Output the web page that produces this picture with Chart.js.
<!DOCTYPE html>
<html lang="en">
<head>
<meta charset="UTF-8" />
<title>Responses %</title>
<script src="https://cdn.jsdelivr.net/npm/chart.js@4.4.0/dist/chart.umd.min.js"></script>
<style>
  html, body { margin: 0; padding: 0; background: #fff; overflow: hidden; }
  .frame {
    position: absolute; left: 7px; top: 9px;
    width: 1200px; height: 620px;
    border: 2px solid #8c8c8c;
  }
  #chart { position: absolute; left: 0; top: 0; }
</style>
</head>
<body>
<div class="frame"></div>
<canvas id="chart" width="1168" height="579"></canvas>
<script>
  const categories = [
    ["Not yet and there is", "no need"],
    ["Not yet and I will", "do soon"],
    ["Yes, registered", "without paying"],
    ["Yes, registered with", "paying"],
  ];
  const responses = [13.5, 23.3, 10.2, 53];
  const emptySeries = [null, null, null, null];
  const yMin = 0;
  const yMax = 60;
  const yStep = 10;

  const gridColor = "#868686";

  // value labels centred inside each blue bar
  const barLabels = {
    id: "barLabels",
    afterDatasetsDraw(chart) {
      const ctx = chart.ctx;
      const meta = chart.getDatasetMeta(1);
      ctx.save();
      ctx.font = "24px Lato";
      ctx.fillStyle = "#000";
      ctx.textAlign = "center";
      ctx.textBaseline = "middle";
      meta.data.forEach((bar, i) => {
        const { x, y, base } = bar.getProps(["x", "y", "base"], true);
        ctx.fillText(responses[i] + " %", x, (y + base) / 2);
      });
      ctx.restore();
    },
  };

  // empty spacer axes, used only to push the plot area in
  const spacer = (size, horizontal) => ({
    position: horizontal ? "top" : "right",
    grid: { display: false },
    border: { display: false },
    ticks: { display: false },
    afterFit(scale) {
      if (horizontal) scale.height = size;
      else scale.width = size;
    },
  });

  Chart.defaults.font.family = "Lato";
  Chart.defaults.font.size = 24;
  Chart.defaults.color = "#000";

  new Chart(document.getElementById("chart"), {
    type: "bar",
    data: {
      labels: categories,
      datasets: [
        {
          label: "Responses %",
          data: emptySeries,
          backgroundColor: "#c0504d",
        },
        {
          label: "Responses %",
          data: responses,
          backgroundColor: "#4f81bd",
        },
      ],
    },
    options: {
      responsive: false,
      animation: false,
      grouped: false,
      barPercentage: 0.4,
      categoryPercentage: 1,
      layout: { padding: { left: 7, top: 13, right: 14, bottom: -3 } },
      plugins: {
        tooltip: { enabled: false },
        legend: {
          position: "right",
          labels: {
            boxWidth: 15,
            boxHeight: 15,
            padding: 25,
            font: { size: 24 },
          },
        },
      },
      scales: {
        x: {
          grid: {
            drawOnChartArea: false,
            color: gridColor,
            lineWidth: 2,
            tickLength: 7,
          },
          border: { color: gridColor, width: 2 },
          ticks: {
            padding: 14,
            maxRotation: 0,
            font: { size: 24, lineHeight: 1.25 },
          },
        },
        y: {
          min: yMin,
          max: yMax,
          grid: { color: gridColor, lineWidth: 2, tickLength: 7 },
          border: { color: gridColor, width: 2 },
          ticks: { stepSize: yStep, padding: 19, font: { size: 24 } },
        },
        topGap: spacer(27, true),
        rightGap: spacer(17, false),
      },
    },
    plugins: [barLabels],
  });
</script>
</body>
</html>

■ ■ ■ ■ ■ ■ ■

Extract the full listing above without alteration.

▸ Exercise answer
Output the web page that produces this picture with Chart.js.
<!DOCTYPE html>
<html lang="en">
<head>
<meta charset="UTF-8" />
<title>Responses %</title>
<script src="https://cdn.jsdelivr.net/npm/chart.js@4.4.0/dist/chart.umd.min.js"></script>
<style>
  html, body { margin: 0; padding: 0; background: #fff; overflow: hidden; }
  .frame {
    position: absolute; left: 7px; top: 9px;
    width: 1200px; height: 620px;
    border: 2px solid #8c8c8c;
  }
  #chart { position: absolute; left: 0; top: 0; }
</style>
</head>
<body>
<div class="frame"></div>
<canvas id="chart" width="1168" height="579"></canvas>
<script>
  const categories = [
    ["Not yet and there is", "no need"],
    ["Not yet and I will", "do soon"],
    ["Yes, registered", "without paying"],
    ["Yes, registered with", "paying"],
  ];
  const responses = [13.5, 23.3, 10.2, 53];
  const emptySeries = [null, null, null, null];
  const yMin = 0;
  const yMax = 60;
  const yStep = 10;

  const gridColor = "#868686";

  // value labels centred inside each blue bar
  const barLabels = {
    id: "barLabels",
    afterDatasetsDraw(chart) {
      const ctx = chart.ctx;
      const meta = chart.getDatasetMeta(1);
      ctx.save();
      ctx.font = "24px Lato";
      ctx.fillStyle = "#000";
      ctx.textAlign = "center";
      ctx.textBaseline = "middle";
      meta.data.forEach((bar, i) => {
        const { x, y, base } = bar.getProps(["x", "y", "base"], true);
        ctx.fillText(responses[i] + " %", x, (y + base) / 2);
      });
      ctx.restore();
    },
  };

  // empty spacer axes, used only to push the plot area in
  const spacer = (size, horizontal) => ({
    position: horizontal ? "top" : "right",
    grid: { display: false },
    border: { display: false },
    ticks: { display: false },
    afterFit(scale) {
      if (horizontal) scale.height = size;
      else scale.width = size;
    },
  });

  Chart.defaults.font.family = "Lato";
  Chart.defaults.font.size = 24;
  Chart.defaults.color = "#000";

  new Chart(document.getElementById("chart"), {
    type: "bar",
    data: {
      labels: categories,
      datasets: [
        {
          label: "Responses %",
          data: emptySeries,
          backgroundColor: "#c0504d",
        },
        {
          label: "Responses %",
          data: responses,
          backgroundColor: "#4f81bd",
        },
      ],
    },
    options: {
      responsive: false,
      animation: false,
      grouped: false,
      barPercentage: 0.4,
      categoryPercentage: 1,
      layout: { padding: { left: 7, top: 13, right: 14, bottom: -3 } },
      plugins: {
        tooltip: { enabled: false },
        legend: {
          position: "right",
          labels: {
            boxWidth: 15,
            boxHeight: 15,
            padding: 25,
            font: { size: 24 },
          },
        },
      },
      scales: {
        x: {
          grid: {
            drawOnChartArea: false,
            color: gridColor,
            lineWidth: 2,
            tickLength: 7,
          },
          border: { color: gridColor, width: 2 },
          ticks: {
            padding: 14,
            maxRotation: 0,
            font: { size: 24, lineHeight: 1.25 },
          },
        },
        y: {
          min: yMin,
          max: yMax,
          grid: { color: gridColor, lineWidth: 2, tickLength: 7 },
          border: { color: gridColor, width: 2 },
          ticks: { stepSize: yStep, padding: 19, font: { size: 24 } },
        },
        topGap: spacer(27, true),
        rightGap: spacer(17, false),
      },
    },
    plugins: [barLabels],
  });
</script>
</body>
</html>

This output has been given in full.